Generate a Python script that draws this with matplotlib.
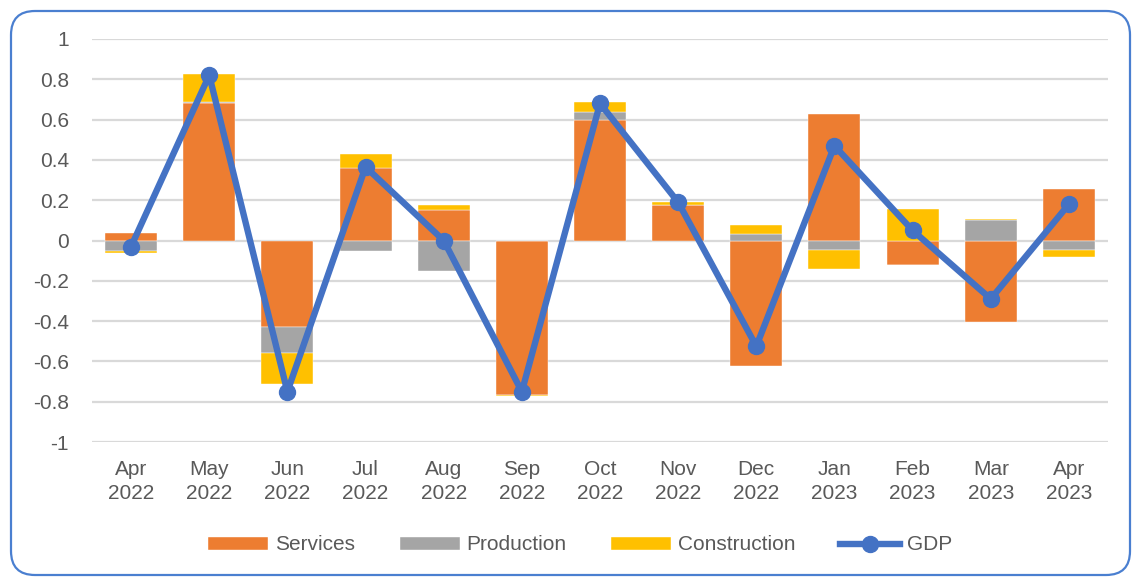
import numpy as np
import matplotlib
matplotlib.use("Agg")
import matplotlib.pyplot as plt
from matplotlib.patches import FancyBboxPatch
from matplotlib.transforms import IdentityTransform

categories = ["Apr\n2022", "May\n2022", "Jun\n2022", "Jul\n2022", "Aug\n2022", "Sep\n2022",
              "Oct\n2022", "Nov\n2022", "Dec\n2022", "Jan\n2023", "Feb\n2023", "Mar\n2023", "Apr\n2023"]
services = [0.035, 0.68, -0.43, 0.36, 0.15, -0.765, 0.60, 0.175, -0.625, 0.63, -0.12, -0.405, 0.255]
production = [-0.05, 0.005, -0.13, -0.05, -0.153, 0.0, 0.04, 0.0, 0.03, -0.045, -0.003, 0.10, -0.046]
construction = [-0.013, 0.14, -0.153, 0.07, 0.025, -0.005, 0.045, 0.015, 0.045, -0.095, 0.155, 0.005, -0.037]
gdp = [-0.03, 0.82, -0.75, 0.365, 0.0, -0.75, 0.68, 0.19, -0.525, 0.47, 0.05, -0.29, 0.18]
yticks = [-1, -0.8, -0.6, -0.4, -0.2, 0, 0.2, 0.4, 0.6, 0.8, 1]
ytick_labels = ["-1", "-0.8", "-0.6", "-0.4", "-0.2", "0", "0.2", "0.4", "0.6", "0.8", "1"]

plt.rcParams['font.family'] = ['Liberation Sans', 'DejaVu Sans']
W, H = 1133, 578
fig = plt.figure(figsize=(W / 100, H / 100), dpi=100)
ax = fig.add_axes([92 / W, 1 - 442 / H, (1108 - 92) / W, (442 - 39) / H])

x = np.arange(len(categories))
pos_bottom = np.zeros(len(x))
neg_bottom = np.zeros(len(x))
series = [("Services", services, "#ED7D31"),
          ("Production", production, "#A5A5A5"),
          ("Construction", construction, "#FFC000")]
handles = []
for name, vals, col in series:
    vals = np.array(vals)
    bottoms = np.where(vals >= 0, pos_bottom, neg_bottom)
    b = ax.bar(x, vals, width=0.665, bottom=bottoms, color=col, label=name,
               edgecolor="white", linewidth=0.3, zorder=2)
    handles.append(b)
    pos_bottom = pos_bottom + np.where(vals >= 0, vals, 0)
    neg_bottom = neg_bottom + np.where(vals < 0, vals, 0)

line, = ax.plot(x, gdp, color="#4472C4", linewidth=4.6, marker="o", markersize=11.5,
                label="GDP", zorder=3, solid_joinstyle="round")
handles.append(line)

ax.set_xlim(-0.5, len(x) - 0.5)
ax.set_ylim(-1, 1)
ax.set_yticks(yticks)
ax.set_yticklabels(ytick_labels)
ax.set_xticks(x)
ax.set_xticklabels(categories, linespacing=1.3)
ax.grid(axis="y", color="#D9D9D9", linewidth=1.6, zorder=0)
ax.set_axisbelow(True)
for s in ax.spines.values():
    s.set_visible(False)
ax.tick_params(axis="y", length=0, pad=16.5, labelsize=15, labelcolor="#595959")
ax.tick_params(axis="x", length=0, pad=13, labelsize=15, labelcolor="#595959")

labels = [h.get_label() for h in handles]
fig.legend(handles, labels, loc="center", bbox_to_anchor=(580 / W, 1 - 545 / H),
           ncol=4, frameon=False, fontsize=15, handlelength=2.9, handleheight=0.6,
           handletextpad=0.3, columnspacing=2.15, labelcolor="#595959")

border = FancyBboxPatch((11, 3), 1119, 564, boxstyle="round,pad=0,rounding_size=24",
                        transform=IdentityTransform(), facecolor="none",
                        edgecolor="#4A7FD0", linewidth=1.6)
fig.patches.append(border)

fig.savefig("out.png", dpi=100)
++++++++++
*Exercise requirements*:
Begin at the first line of the material and copy each line exactly through the one containing "ax = fig.add_axes([92". Omit pictures.

*Answer to this exercise*:
Generate a Python script that draws this with matplotlib.
import numpy as np
import matplotlib
matplotlib.use("Agg")
import matplotlib.pyplot as plt
from matplotlib.patches import FancyBboxPatch
from matplotlib.transforms import IdentityTransform

categories = ["Apr\n2022", "May\n2022", "Jun\n2022", "Jul\n2022", "Aug\n2022", "Sep\n2022",
              "Oct\n2022", "Nov\n2022", "Dec\n2022", "Jan\n2023", "Feb\n2023", "Mar\n2023", "Apr\n2023"]
services = [0.035, 0.68, -0.43, 0.36, 0.15, -0.765, 0.60, 0.175, -0.625, 0.63, -0.12, -0.405, 0.255]
production = [-0.05, 0.005, -0.13, -0.05, -0.153, 0.0, 0.04, 0.0, 0.03, -0.045, -0.003, 0.10, -0.046]
construction = [-0.013, 0.14, -0.153, 0.07, 0.025, -0.005, 0.045, 0.015, 0.045, -0.095, 0.155, 0.005, -0.037]
gdp = [-0.03, 0.82, -0.75, 0.365, 0.0, -0.75, 0.68, 0.19, -0.525, 0.47, 0.05, -0.29, 0.18]
yticks = [-1, -0.8, -0.6, -0.4, -0.2, 0, 0.2, 0.4, 0.6, 0.8, 1]
ytick_labels = ["-1", "-0.8", "-0.6", "-0.4", "-0.2", "0", "0.2", "0.4", "0.6", "0.8", "1"]

plt.rcParams['font.family'] = ['Liberation Sans', 'DejaVu Sans']
W, H = 1133, 578
fig = plt.figure(figsize=(W / 100, H / 100), dpi=100)
ax = fig.add_axes([92 / W, 1 - 442 / H, (1108 - 92) / W, (442 - 39) / H])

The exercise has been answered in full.